[Exercise aim]:
Transcribe all of the material below word for word and leave out its pictures.

[Data for this exercise]:
########

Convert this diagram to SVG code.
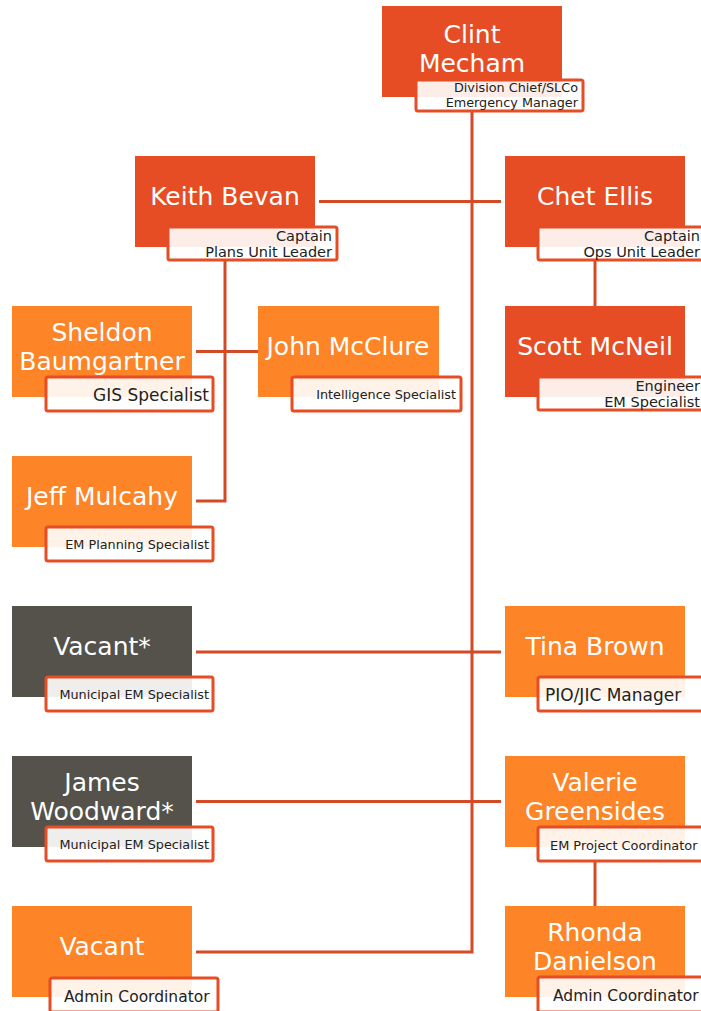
<svg xmlns="http://www.w3.org/2000/svg" width="701" height="1011" viewBox="0 0 701 1011">
<style>
.red{fill:#e64d24}
.org{fill:#fd8427}
.gry{fill:#54524a}
.lbl{fill:#ffffff;fill-opacity:0.9;stroke:#e64d24;stroke-width:3}
.nm{font-family:"DejaVu Sans",sans-serif;font-size:25px;fill:#ffffff;text-anchor:middle}
.t{font-family:"DejaVu Sans",sans-serif;font-size:12.8px;fill:#222222;text-anchor:end}
.t2{font-family:"DejaVu Sans",sans-serif;font-size:14.5px;fill:#222222;text-anchor:end}
.ts{font-family:"DejaVu Sans",sans-serif;fill:#222222}
.cn{stroke:#d24a26;stroke-width:3;fill:none}
</style>
<rect width="701" height="1011" fill="#ffffff"/>
<g id="connectors">
<path class="cn" d="M472 111 V952 H196"/>
<path class="cn" d="M319 201.5 H501"/>
<path class="cn" d="M225 260 V501 H196"/>
<path class="cn" d="M196 351.5 H258"/>
<path class="cn" d="M595 260 V306"/>
<path class="cn" d="M196 652 H501"/>
<path class="cn" d="M196 801.5 H501"/>
<path class="cn" d="M595 861 V906"/>
</g>
<g id="clint">
<rect class="red" x="382" y="6" width="180" height="91"/>
<text class="nm" x="472" y="43">Clint</text>
<text class="nm" x="472" y="72">Mecham</text>
<rect class="lbl" x="416" y="80" width="167" height="31" rx="2"/>
<text class="t" x="578" y="92">Division Chief/SLCo</text>
<text class="t" x="578" y="107">Emergency Manager</text>
</g>
<g id="keith">
<rect class="red" x="135" y="156" width="180" height="91"/>
<text class="nm" x="225" y="205">Keith Bevan</text>
<rect class="lbl" x="168" y="227" width="169" height="33" rx="2"/>
<text class="t2" x="332" y="241">Captain</text>
<text class="t2" x="332" y="257">Plans Unit Leader</text>
</g>
<g id="chet">
<rect class="red" x="505" y="156" width="180" height="91"/>
<text class="nm" x="595" y="205">Chet Ellis</text>
<rect class="lbl" x="538" y="227" width="169" height="33" rx="2"/>
<text class="t2" x="700" y="241">Captain</text>
<text class="t2" x="700" y="257">Ops Unit Leader</text>
</g>
<g id="sheldon">
<rect class="org" x="12" y="306" width="180" height="91"/>
<text class="nm" x="102" y="341">Sheldon</text>
<text class="nm" x="102" y="370">Baumgartner</text>
<rect class="lbl" x="46" y="377" width="167" height="34" rx="2"/>
<text class="ts" x="209" y="401" font-size="17" text-anchor="end">GIS Specialist</text>
</g>
<g id="john">
<rect class="org" x="258" y="306" width="181" height="91"/>
<text class="nm" x="348" y="355">John McClure</text>
<rect class="lbl" x="292" y="377" width="169" height="34" rx="2"/>
<text class="t" x="456" y="399">Intelligence Specialist</text>
</g>
<g id="scott">
<rect class="red" x="505" y="306" width="180" height="91"/>
<text class="nm" x="595" y="355">Scott McNeil</text>
<rect class="lbl" x="538" y="377" width="169" height="33" rx="2"/>
<text class="t2" x="700" y="391">Engineer</text>
<text class="t2" x="700" y="407">EM Specialist</text>
</g>
<g id="jeff">
<rect class="org" x="12" y="456" width="180" height="91"/>
<text class="nm" x="102" y="505">Jeff Mulcahy</text>
<rect class="lbl" x="46" y="527" width="167" height="34" rx="2"/>
<text class="t" x="209" y="549">EM Planning Specialist</text>
</g>
<g id="vacant-star">
<rect class="gry" x="12" y="606" width="180" height="91"/>
<text class="nm" x="102" y="655">Vacant*</text>
<rect class="lbl" x="46" y="677" width="167" height="34" rx="2"/>
<text class="t" x="209" y="699">Municipal EM Specialist</text>
</g>
<g id="tina">
<rect class="org" x="505" y="606" width="180" height="91"/>
<text class="nm" x="595" y="655">Tina Brown</text>
<rect class="lbl" x="538" y="677" width="169" height="34" rx="2"/>
<text class="ts" x="545" y="701" font-size="17">PIO/JIC Manager</text>
</g>
<g id="james">
<rect class="gry" x="12" y="756" width="180" height="91"/>
<text class="nm" x="102" y="791">James</text>
<text class="nm" x="102" y="820">Woodward*</text>
<rect class="lbl" x="46" y="827" width="167" height="34" rx="2"/>
<text class="t" x="209" y="849">Municipal EM Specialist</text>
</g>
<g id="valerie">
<rect class="org" x="505" y="756" width="180" height="91"/>
<text class="nm" x="595" y="791">Valerie</text>
<text class="nm" x="595" y="820">Greensides</text>
<rect class="lbl" x="538" y="827" width="169" height="34" rx="2"/>
<text class="ts" x="550" y="850" font-size="12.9">EM Project Coordinator</text>
</g>
<g id="vacant">
<rect class="org" x="12" y="906" width="180" height="91"/>
<text class="nm" x="102" y="955">Vacant</text>
<rect class="lbl" x="50" y="978" width="168" height="34" rx="2"/>
<text class="ts" x="64" y="1002" font-size="15.5">Admin Coordinator</text>
</g>
<g id="rhonda">
<rect class="org" x="505" y="906" width="180" height="91"/>
<text class="nm" x="595" y="941">Rhonda</text>
<text class="nm" x="595" y="970">Danielson</text>
<rect class="lbl" x="538" y="977" width="169" height="35" rx="2"/>
<text class="ts" x="553" y="1001" font-size="15.5">Admin Coordinator</text>
</g>
</svg>
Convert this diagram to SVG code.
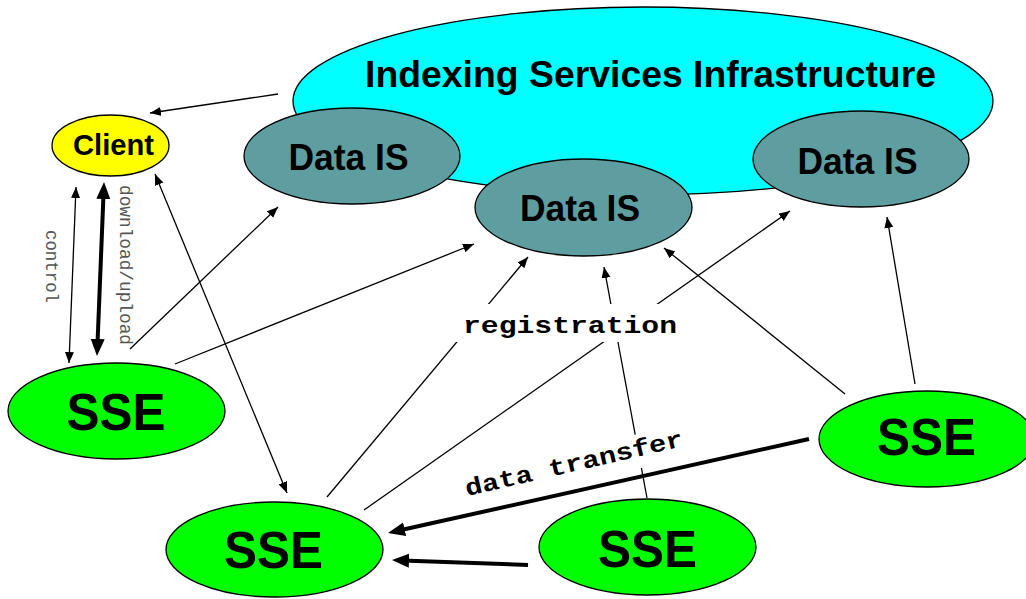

########

[Solution]:
Convert this diagram to SVG code.
<svg xmlns="http://www.w3.org/2000/svg" width="701" height="1011" viewBox="0 0 701 1011">
<style>
.red{fill:#e64d24}
.org{fill:#fd8427}
.gry{fill:#54524a}
.lbl{fill:#ffffff;fill-opacity:0.9;stroke:#e64d24;stroke-width:3}
.nm{font-family:"DejaVu Sans",sans-serif;font-size:25px;fill:#ffffff;text-anchor:middle}
.t{font-family:"DejaVu Sans",sans-serif;font-size:12.8px;fill:#222222;text-anchor:end}
.t2{font-family:"DejaVu Sans",sans-serif;font-size:14.5px;fill:#222222;text-anchor:end}
.ts{font-family:"DejaVu Sans",sans-serif;fill:#222222}
.cn{stroke:#d24a26;stroke-width:3;fill:none}
</style>
<rect width="701" height="1011" fill="#ffffff"/>
<g id="connectors">
<path class="cn" d="M472 111 V952 H196"/>
<path class="cn" d="M319 201.5 H501"/>
<path class="cn" d="M225 260 V501 H196"/>
<path class="cn" d="M196 351.5 H258"/>
<path class="cn" d="M595 260 V306"/>
<path class="cn" d="M196 652 H501"/>
<path class="cn" d="M196 801.5 H501"/>
<path class="cn" d="M595 861 V906"/>
</g>
<g id="clint">
<rect class="red" x="382" y="6" width="180" height="91"/>
<text class="nm" x="472" y="43">Clint</text>
<text class="nm" x="472" y="72">Mecham</text>
<rect class="lbl" x="416" y="80" width="167" height="31" rx="2"/>
<text class="t" x="578" y="92">Division Chief/SLCo</text>
<text class="t" x="578" y="107">Emergency Manager</text>
</g>
<g id="keith">
<rect class="red" x="135" y="156" width="180" height="91"/>
<text class="nm" x="225" y="205">Keith Bevan</text>
<rect class="lbl" x="168" y="227" width="169" height="33" rx="2"/>
<text class="t2" x="332" y="241">Captain</text>
<text class="t2" x="332" y="257">Plans Unit Leader</text>
</g>
<g id="chet">
<rect class="red" x="505" y="156" width="180" height="91"/>
<text class="nm" x="595" y="205">Chet Ellis</text>
<rect class="lbl" x="538" y="227" width="169" height="33" rx="2"/>
<text class="t2" x="700" y="241">Captain</text>
<text class="t2" x="700" y="257">Ops Unit Leader</text>
</g>
<g id="sheldon">
<rect class="org" x="12" y="306" width="180" height="91"/>
<text class="nm" x="102" y="341">Sheldon</text>
<text class="nm" x="102" y="370">Baumgartner</text>
<rect class="lbl" x="46" y="377" width="167" height="34" rx="2"/>
<text class="ts" x="209" y="401" font-size="17" text-anchor="end">GIS Specialist</text>
</g>
<g id="john">
<rect class="org" x="258" y="306" width="181" height="91"/>
<text class="nm" x="348" y="355">John McClure</text>
<rect class="lbl" x="292" y="377" width="169" height="34" rx="2"/>
<text class="t" x="456" y="399">Intelligence Specialist</text>
</g>
<g id="scott">
<rect class="red" x="505" y="306" width="180" height="91"/>
<text class="nm" x="595" y="355">Scott McNeil</text>
<rect class="lbl" x="538" y="377" width="169" height="33" rx="2"/>
<text class="t2" x="700" y="391">Engineer</text>
<text class="t2" x="700" y="407">EM Specialist</text>
</g>
<g id="jeff">
<rect class="org" x="12" y="456" width="180" height="91"/>
<text class="nm" x="102" y="505">Jeff Mulcahy</text>
<rect class="lbl" x="46" y="527" width="167" height="34" rx="2"/>
<text class="t" x="209" y="549">EM Planning Specialist</text>
</g>
<g id="vacant-star">
<rect class="gry" x="12" y="606" width="180" height="91"/>
<text class="nm" x="102" y="655">Vacant*</text>
<rect class="lbl" x="46" y="677" width="167" height="34" rx="2"/>
<text class="t" x="209" y="699">Municipal EM Specialist</text>
</g>
<g id="tina">
<rect class="org" x="505" y="606" width="180" height="91"/>
<text class="nm" x="595" y="655">Tina Brown</text>
<rect class="lbl" x="538" y="677" width="169" height="34" rx="2"/>
<text class="ts" x="545" y="701" font-size="17">PIO/JIC Manager</text>
</g>
<g id="james">
<rect class="gry" x="12" y="756" width="180" height="91"/>
<text class="nm" x="102" y="791">James</text>
<text class="nm" x="102" y="820">Woodward*</text>
<rect class="lbl" x="46" y="827" width="167" height="34" rx="2"/>
<text class="t" x="209" y="849">Municipal EM Specialist</text>
</g>
<g id="valerie">
<rect class="org" x="505" y="756" width="180" height="91"/>
<text class="nm" x="595" y="791">Valerie</text>
<text class="nm" x="595" y="820">Greensides</text>
<rect class="lbl" x="538" y="827" width="169" height="34" rx="2"/>
<text class="ts" x="550" y="850" font-size="12.9">EM Project Coordinator</text>
</g>
<g id="vacant">
<rect class="org" x="12" y="906" width="180" height="91"/>
<text class="nm" x="102" y="955">Vacant</text>
<rect class="lbl" x="50" y="978" width="168" height="34" rx="2"/>
<text class="ts" x="64" y="1002" font-size="15.5">Admin Coordinator</text>
</g>
<g id="rhonda">
<rect class="org" x="505" y="906" width="180" height="91"/>
<text class="nm" x="595" y="941">Rhonda</text>
<text class="nm" x="595" y="970">Danielson</text>
<rect class="lbl" x="538" y="977" width="169" height="35" rx="2"/>
<text class="ts" x="553" y="1001" font-size="15.5">Admin Coordinator</text>
</g>
</svg>
Convert this diagram to SVG code.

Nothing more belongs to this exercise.